Когда свергли царя, балетных это поначалу не коснулось. В школе Закон Божий преподавали по-прежнему. Единственное — убрали портрет Николая II. В Мариинском театре капельдинеры больше не надевали свою красивую форму, потому что эта форма была обшита позументами с двуглавым орлом — геральдическим знаком империи. Орлов и короны снимали и сбивали отовсюду. В Петербурге, конечно, были какие-то беспорядки, стреляли. По улицам было опасно ходить, в школе нам говорили: «По такой-то улице нельзя ходить». Советовали на улице держаться ближе к стенам, чтобы шальная пуля не задела.

Потом к власти пришли большевики. Вспоминают, что 25 октября 1917, в день большевистского восстания, вМариинском театре давали «Щелкунчика», — может быть, и я участвовал в этом спектакле, не помню. Школу на некоторое время закрыли, но потом открыли опять. Правда, народу в ней стало меньше. Из большой спальни мы переселились в маленькое помещение. Холодно было, нечем было топить. Кормить стали совсем плохо.

Мы по-прежнему участвовали в спектаклях, но подвозили нас к театру уже не в каретах, а в линейках — это такие длинные открытые дрожки. А потом и дрожки отменили.
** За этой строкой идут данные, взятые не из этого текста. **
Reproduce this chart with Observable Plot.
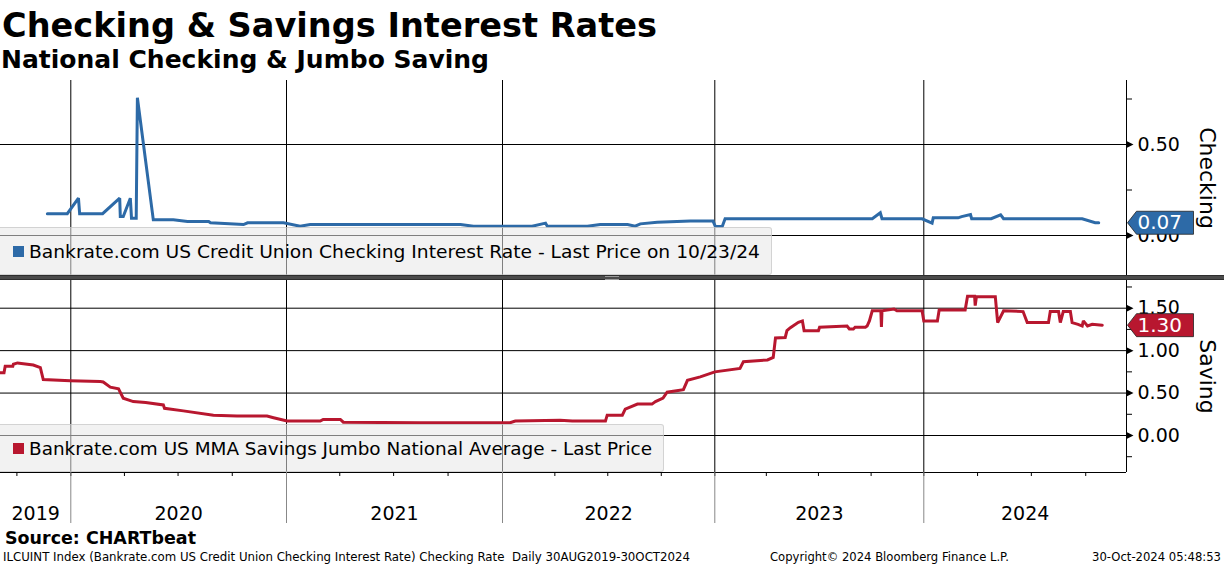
<!DOCTYPE html>
<html><head><meta charset="utf-8">
<script src="https://cdn.jsdelivr.net/npm/d3@7"></script>
<script src="https://cdn.jsdelivr.net/npm/@observablehq/plot@0.6"></script>
<style>
body{margin:0;background:#fff;}
#wrap{position:relative;width:1224px;height:566px;overflow:hidden;font-family:"DejaVu Sans",sans-serif;color:#000;background:#fff;}
.abs{position:absolute;white-space:pre;line-height:1;transform-origin:0 0;}
.plot{position:absolute;left:0;}
.legbox{position:absolute;left:0;background:rgba(232,232,232,0.55);border:1px solid rgba(190,190,190,0.6);border-left:none;border-radius:0 3px 3px 0;box-sizing:border-box;}
.sq{position:absolute;width:11px;height:11px;}
</style></head>
<body><div id="wrap"></div>
<script>
// ---------------- data ----------------
const checkDates = ["2019-11-22","2019-12-26","2020-01-14","2020-01-16","2020-02-24","2020-03-24","2020-03-25","2020-03-30","2020-04-11","2020-04-13","2020-04-21","2020-04-23","2020-05-20","2020-06-23","2020-07-17","2020-08-22","2020-08-25","2020-10-20","2020-10-27","2020-12-27","2021-01-24","2021-02-10","2021-10-22","2021-11-13","2022-02-21","2022-03-16","2022-03-19","2022-05-27","2022-06-18","2022-08-04","2022-08-17","2022-08-26","2022-09-24","2022-11-20","2022-12-29","2023-01-02","2023-01-14","2023-01-19","2023-10-03","2023-10-17","2023-10-20","2023-12-29","2024-01-15","2024-01-17","2024-02-28","2024-03-05","2024-03-20","2024-03-22","2024-04-24","2024-05-10","2024-05-15","2024-09-25","2024-10-17","2024-10-23"];
const checkValues = [0.12,0.12,0.205,0.12,0.12,0.205,0.104,0.104,0.205,0.095,0.095,0.757,0.086,0.086,0.077,0.077,0.07,0.06,0.07,0.07,0.051,0.06,0.06,0.051,0.051,0.068,0.051,0.051,0.06,0.06,0.051,0.064,0.073,0.079,0.079,0.049,0.049,0.092,0.092,0.125,0.092,0.092,0.068,0.097,0.097,0.104,0.115,0.092,0.092,0.114,0.092,0.092,0.07,0.07];

const saveDates = ["2019-09-03","2019-09-09","2019-09-11","2019-09-24","2019-09-25","2019-10-02","2019-10-29","2019-11-10","2019-11-15","2019-12-31","2020-02-20","2020-02-25","2020-03-08","2020-03-22","2020-03-30","2020-04-16","2020-05-07","2020-06-06","2020-06-08","2020-07-10","2020-08-30","2020-10-09","2020-11-29","2020-12-10","2021-01-02","2021-02-27","2021-03-04","2021-04-02","2021-04-07","2021-08-15","2022-01-14","2022-01-23","2022-04-10","2022-05-01","2022-06-27","2022-06-30","2022-07-26","2022-07-31","2022-08-21","2022-09-15","2022-09-21","2022-10-04","2022-10-11","2022-11-08","2022-11-15","2022-12-07","2023-01-01","2023-02-14","2023-02-20","2023-04-03","2023-04-13","2023-04-17","2023-05-04","2023-05-07","2023-05-13","2023-05-27","2023-06-03","2023-06-06","2023-07-01","2023-07-03","2023-08-20","2023-08-24","2023-08-31","2023-09-03","2023-09-21","2023-09-24","2023-09-28","2023-10-03","2023-10-18","2023-10-19","2023-10-20","2023-11-10","2023-11-15","2023-12-29","2024-01-01","2024-01-24","2024-01-27","2024-03-11","2024-03-15","2024-03-27","2024-03-28","2024-03-30","2024-05-01","2024-05-05","2024-05-15","2024-06-17","2024-06-24","2024-07-30","2024-08-02","2024-08-16","2024-08-19","2024-08-24","2024-09-05","2024-09-08","2024-09-18","2024-09-25","2024-09-27","2024-10-04","2024-10-12","2024-10-29"];
const saveValues = [0.74,0.74,0.815,0.815,0.84,0.855,0.83,0.80,0.66,0.645,0.635,0.63,0.57,0.55,0.44,0.40,0.39,0.36,0.32,0.29,0.24,0.23,0.23,0.21,0.17,0.17,0.19,0.19,0.157,0.15,0.15,0.17,0.18,0.17,0.17,0.24,0.24,0.31,0.37,0.37,0.40,0.44,0.51,0.54,0.65,0.69,0.75,0.79,0.87,0.89,0.92,1.15,1.155,1.235,1.27,1.333,1.35,1.235,1.235,1.275,1.29,1.255,1.255,1.275,1.275,1.29,1.35,1.47,1.47,1.28,1.47,1.49,1.47,1.47,1.35,1.35,1.48,1.48,1.64,1.64,1.53,1.635,1.635,1.33,1.47,1.46,1.33,1.33,1.46,1.46,1.33,1.46,1.46,1.33,1.31,1.29,1.35,1.29,1.31,1.30];

const yearLabels = ["2019","2020","2021","2022","2023","2024"];
const yearStartStrings = ["2020-01-01","2021-01-01","2022-01-01","2023-01-01","2024-01-01"];
const checkTicks = [0, 0.5];
const checkMinorTicks = [0.25, 0.75];
const saveTicks = [0, 0.5, 1, 1.5];
const saveMinorTicks = [-0.25, 0.25, 0.75, 1.25, 1.75];

const titleText = "Checking & Savings Interest Rates";
const subtitleText = "National Checking & Jumbo Saving";
const checkLegend = "Bankrate.com US Credit Union Checking Interest Rate - Last Price on 10/23/24";
const saveLegend = "Bankrate.com US MMA Savings Jumbo National Average - Last Price";
const checkAxisLabel = "Checking";
const saveAxisLabel = "Saving";
const sourceText = "Source: CHARTbeat";
const footLeft = "ILCUINT Index (Bankrate.com US Credit Union Checking Interest Rate) Checking Rate  Daily 30AUG2019-30OCT2024";
const footMid = "Copyright\u00a9 2024 Bloomberg Finance L.P.";
const footRight = "30-Oct-2024 05:48:53";

// ---------------- setup ----------------
const BLUE = "#2d6aa7", RED = "#b8172f";
const FONT = "DejaVu Sans, sans-serif";
const parse = s => new Date(s + "T00:00:00Z");
const checking = checkDates.map((d, i) => ({date: parse(d), value: checkValues[i]}));
const saving = saveDates.map((d, i) => ({date: parse(d), value: saveValues[i]}));
const yearStarts = yearStartStrings.map(parse);
const xStart = parse("2019-09-03"), xEnd = parse("2024-12-09");
const xDomain = [xStart, ...yearStarts, xEnd];
const xRange = [0, 70.3, 286, 502, 714.3, 923.3, 1126];
const bounds = [xStart, ...yearStarts, xEnd];
const yearLabelData = yearLabels.map((label, i) => ({label, date: new Date((+bounds[i] + +bounds[i + 1]) / 2)}));
const quarters = d3.utcMonth.every(3).range(parse("2019-10-01"), xEnd);

const triRight = {draw(ctx) { ctx.moveTo(0, -3.5); ctx.lineTo(7, 0); ctx.lineTo(0, 3.5); ctx.closePath(); }};
const flag = {draw(ctx) { ctx.moveTo(0, 0); ctx.lineTo(9, -11.5); ctx.lineTo(66, -11.5); ctx.lineTo(66, 11.5); ctx.lineTo(9, 11.5); ctx.closePath(); }};

function panelMarks(data, ticks, minor, color, label) {
  const last = data[data.length - 1];
  return [
    Plot.ruleY(ticks, {stroke: "#000", strokeWidth: 1}),
    Plot.ruleX(yearStarts, {stroke: "#000", strokeWidth: 1}),
    Plot.ruleX([xEnd], {stroke: "#000", strokeWidth: 1}),
    Plot.line(data, {x: "date", y: "value", stroke: color, strokeWidth: 3, strokeLinejoin: "miter", strokeMiterlimit: 2}),
    Plot.axisY({anchor: "right", ticks, tickSize: 0, tickPadding: 11, tickFormat: d3.format(".2f"), fontSize: 19, label: null, fill: "#000"}),
    Plot.axisY({anchor: "right", ticks: minor, tickSize: 5, tickFormat: () => "", label: null}),
    Plot.dot(ticks, {y: d => d, frameAnchor: "right", symbol: triRight, fill: "#000", stroke: null, r: 3}),
    Plot.dot([last], {y: "value", frameAnchor: "right", dx: 1, symbol: flag, fill: color, stroke: "#222", strokeWidth: 0.8, r: 5}),
    Plot.text([last], {y: "value", frameAnchor: "right", dx: 11, text: d => d3.format(".2f")(d.value), textAnchor: "start", lineAnchor: "middle", fill: "#fff", fontSize: 20}),
    Plot.text([label], {frameAnchor: "right", dx: 81, rotate: 90, text: d => d, textAnchor: "middle", lineAnchor: "middle", fontSize: 22, fill: "#000"})
  ];
}

const wrap = document.getElementById("wrap");

// top panel: frame 80 -> 275 ; 0 at 235, 0.5 at 144
const topPlot = Plot.plot({
  width: 1224, height: 195, marginTop: 0, marginBottom: 0, marginLeft: 0, marginRight: 98,
  style: {fontFamily: FONT, background: "transparent", overflow: "visible"},
  x: {type: "utc", domain: xDomain, range: xRange, axis: null, label: null},
  y: {domain: [-40 / 182, 155 / 182], label: null},
  marks: panelMarks(checking, checkTicks, checkMinorTicks, BLUE, checkAxisLabel)
});
topPlot.classList.add("plot"); topPlot.style.top = "80px";
wrap.appendChild(topPlot);

// bottom panel: frame 280 -> 472 ; 0 at 435, 1.5 at 307.7
const sPx = 84.87;
const saveYDomain = [-37 / sPx, 155 / sPx];
const botPlot = Plot.plot({
  width: 1224, height: 243, marginTop: 0, marginBottom: 51, marginLeft: 0, marginRight: 98,
  style: {fontFamily: FONT, background: "transparent", overflow: "visible"},
  x: {type: "utc", domain: xDomain, range: xRange, label: null},
  y: {domain: saveYDomain, label: null},
  marks: [
    ...panelMarks(saving, saveTicks, saveMinorTicks, RED, saveAxisLabel),
    Plot.ruleY([saveYDomain[0]], {stroke: "#000", strokeWidth: 1}),
    Plot.axisX({anchor: "bottom", ticks: quarters, tickSize: 4, tickFormat: () => "", label: null, stroke: "#000"}),
    Plot.axisX({anchor: "bottom", ticks: yearStarts, tickSize: 51, tickFormat: () => "", label: null, stroke: "#888"}),
    Plot.text(yearLabelData, {x: "date", text: "label", frameAnchor: "bottom", dy: 47, lineAnchor: "bottom", textAnchor: "middle", fontSize: 19, fill: "#000"})
  ]
});
botPlot.classList.add("plot"); botPlot.style.top = "280px";
wrap.appendChild(botPlot);

// separator between panels
const sep = document.createElement("div");
sep.style.cssText = "position:absolute;left:0;top:275px;width:1224px;height:5px;background:#4b4b4b;border-top:1px solid #2e2e2e;border-bottom:1px solid #2e2e2e;box-sizing:border-box;";
wrap.appendChild(sep);
const grip = document.createElement("div");
grip.style.cssText = "position:absolute;left:605px;top:276px;width:14px;height:2px;border-top:1px solid #9a9a9a;border-bottom:1px solid #9a9a9a;";
wrap.appendChild(grip);

function addText(txt, {left, baseline, size, weight = 400, width, color = "#000", parent = wrap}) {
  const el = document.createElement("div");
  el.className = "abs";
  el.textContent = txt;
  el.style.fontSize = size + "px";
  el.style.fontWeight = weight;
  el.style.color = color;
  el.style.left = left + "px";
  el.style.top = (baseline - 0.846 * size) + "px";
  parent.appendChild(el);
  if (width) {
    const w = el.getBoundingClientRect().width;
    el.style.transform = `scaleX(${width / w})`;
  }
  return el;
}

// legend boxes
function legend(top, w, color, txt, textW) {
  const box = document.createElement("div");
  box.className = "legbox";
  box.style.top = top + "px"; box.style.width = w + "px"; box.style.height = "48px";
  wrap.appendChild(box);
  const sq = document.createElement("div");
  sq.className = "sq"; sq.style.background = color; sq.style.left = "13px"; sq.style.top = (top + 18.5) + "px";
  wrap.appendChild(sq);
  addText(txt, {left: 29, baseline: top + 31.2, size: 18, width: textW});
}
legend(227, 772, BLUE, checkLegend, 731);
legend(424, 664, RED, saveLegend, 623);

// titles and footer
addText(titleText, {left: 2, baseline: 37, size: 34, weight: 700, width: 655});
addText(subtitleText, {left: 1, baseline: 68, size: 24, weight: 700, width: 488});
addText(sourceText, {left: 5, baseline: 544, size: 17, weight: 700, width: 191});
addText(footLeft, {left: 3, baseline: 561, size: 12, width: 687});
addText(footMid, {left: 770, baseline: 561, size: 12, width: 239});
addText(footRight, {left: 1092, baseline: 561, size: 12, width: 129});
</script>
</body></html>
Но хуже всего, конечно, было оставаться голодными.

Конечно, церковь домашнюю в школе закрыли. Календарь изменили, передвинули все на тринадцать дней вперед. Это было сделано правильно. Россия на тринадцать дней от всего мира отставала, потому что наша церковь, православная, придерживалась юлианского календаря, а не григорианского, как во всех остальных государствах. Я Рождество и другие праздники, а также Новый год отмечаю по новому стилю, хотя некоторые старые русские упорствуют и празднуют Новый год 13 января. Это же ерунда!
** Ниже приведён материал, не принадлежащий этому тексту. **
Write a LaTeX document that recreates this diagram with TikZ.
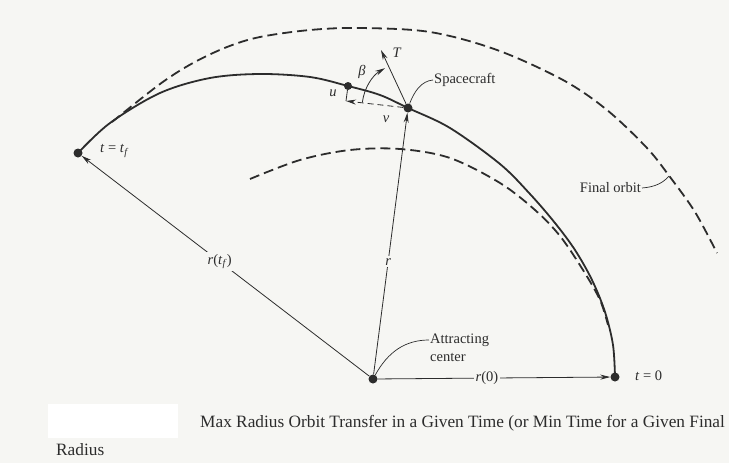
\documentclass[tikz,border=0pt]{standalone}
\usepackage{fontspec}
\setmainfont{Liberation Serif}
\usetikzlibrary{arrows.meta}
\definecolor{paper}{RGB}{246,246,243}
\definecolor{ink}{RGB}{44,44,44}

\begin{document}
\begin{tikzpicture}[x=1pt, y=-1pt,
  dot/.style={circle, fill=ink, inner sep=0pt, minimum size=9pt},
  lbl/.style={font=\fontsize{14.5}{17.5}\selectfont, text=ink, inner sep=1pt},
  onlbl/.style={lbl, fill=paper, inner sep=2pt},
  captxt/.style={font=\fontsize{17.3}{21}\selectfont, text=ink, inner sep=0pt, anchor=west},
  traj/.style={line width=1.8pt, draw=ink},
  orbit/.style={line width=1.8pt, draw=ink, dash pattern=on 10pt off 5pt},
  arr/.style={-{Stealth[length=10pt, width=5pt]}, line width=0.8pt, draw=ink},
  leader/.style={line width=0.7pt, draw=ink}
]
\path[use as bounding box, fill=paper] (0,0) rectangle (729,463);
\fill[white] (48,404) rectangle (178,438);

\node[dot] (ctr) at (373,379) {};
\node[dot] (t0)  at (615,377) {};
\node[dot] (tf)  at (78,153)  {};
\node[dot] (sc)  at (408,108) {};
\node[dot, minimum size=8pt] (ud) at (348,86) {};
\coordinate (vtip) at (346,101);
\coordinate (Ttip) at (381,50);
\coordinate (fo)   at (669,176);

\draw[traj] plot[smooth, tension=0.55] coordinates {(t0.center) (613,345) (605,312) (592,280)
  (575,250) (555,223) (530,194) (500,164) (450,128) (sc.center) (380,95) (ud.center) (310,77)
  (260,74) (210,78) (160,93) (110,123) (tf.center)};
\draw[orbit] plot[smooth, tension=0.55] coordinates {(112,122) (160,84) (193,63) (227,47) (260,37)
  (310,30) (360,28) (430,32) (497,50) (563,80) (607,110) (647,148) (670,177) (695,212) (717,253)};
\draw[orbit] plot[smooth, tension=0.55] coordinates {(250,179) (300,160) (350,150) (400,149)
  (450,158) (500,183) (535,210) (560,236) (583,270) (600,300) (608,325)};

\draw[arr] (ctr) -- node[onlbl, pos=0.47] {\textit{r}(0)} (t0);
\draw[arr] (ctr) -- node[onlbl, pos=0.52] {\textit{r}(\textit{t}\textsubscript{\textit{f}})} (tf);
\draw[arr] (ctr) -- node[onlbl, pos=0.43] {\textit{r}} (sc);
\draw[arr] (sc) -- (Ttip);
\draw[arr, dash pattern=on 6pt off 4pt] (sc) -- (vtip);
\draw[leader, line width=0.8pt] (vtip) -- (ud);
\draw[arr] ([shift={(187:46)}]sc.center) arc[start angle=187, end angle=240, radius=46];

\node[lbl] (lT) at (397,53) {\textit{T}};
\node[lbl] (lb) at (362,72) {\textit{β}};
\node[lbl] (lu) at (333,93) {\textit{u}};
\node[lbl] (lv) at (386,119) {\textit{v}};
\node[lbl, anchor=west] (ltf) at (99,151) {\textit{t} = \textit{t}\textsubscript{\textit{f}}};
\node[lbl, anchor=west] (lt0) at (634,376) {\textit{t} = 0};
\node[lbl, anchor=west] (lsc) at (433,80) {Spacecraft};
\node[lbl, anchor=west, align=left] (lctr) at (429,348) {Attracting\\center};
\node[lbl, anchor=east] (lfin) at (642,188) {Final orbit};

\draw[leader] (sc) .. controls (414,92) and (421,81) .. (lsc.west);
\draw[leader] (ctr) .. controls (388,352) and (405,340) .. ([yshift=8pt]lctr.west);
\draw[leader] (lfin.east) .. controls (655,187) and (663,183) .. (fo);

\node[captxt] (title) at (200,423) {Max Radius Orbit Transfer in a Given Time (or Min Time for a Given Final};
\node[captxt] (rad) at (56,450) {Radius};
\end{tikzpicture}
\end{document}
И еще одно изменение. До революции учили нас писать по-старому, с ятями, да так и не доучили. Потому что советские эти яти отменили и внесли другие изменения в орфографию. И теперь я пишу без ятей. А вот Стравинский всю жизнь продолжал писать по-старому — с ятями. Это потому, что он выучился грамоте еще до революции, вопрос привычки. А у меня вышло — ни то ни се. Впрочем, какая разница, как вы пишете, лишь бы хорошо выходило. Я в этих вопросах не цепляюсь за старину, как некоторые выжившие из ума мухоморы.
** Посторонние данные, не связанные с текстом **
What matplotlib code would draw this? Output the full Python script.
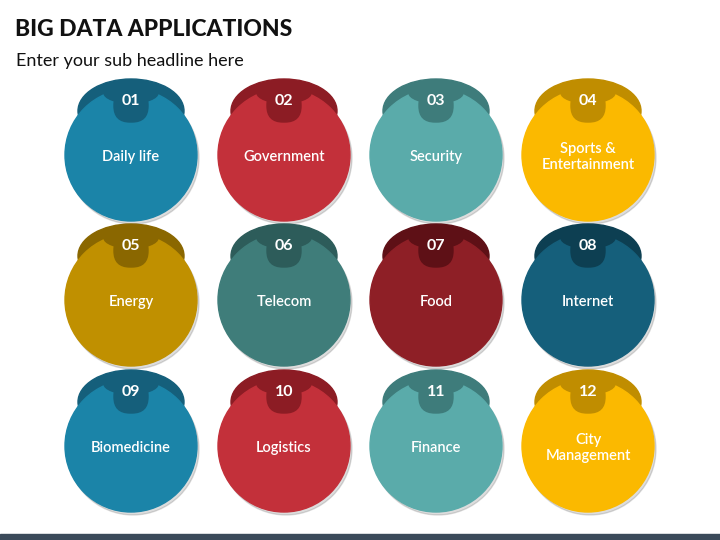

Произошли перемены и в нашем Мариинском театре. Старая публика за границу убежала или попряталась. Новых зрителей классический балет не очень интересовал. Приходили солдаты, матросы, курили в театре, щелкали семечки, стучали подкованными каблуками в такт музыке. Они сидели на барьерах лож, свесив ноги, это казалось им очень шикарным. Театр перестал, конечно, быть императорским. Сразу появилось много разных комитетов — свой комитет был у оркестрантов, у хористов, даже у плотников. Комитет плотников решал, какой балет пойдет: они голосованием выбирали тот, где декорации легче было устанавливать.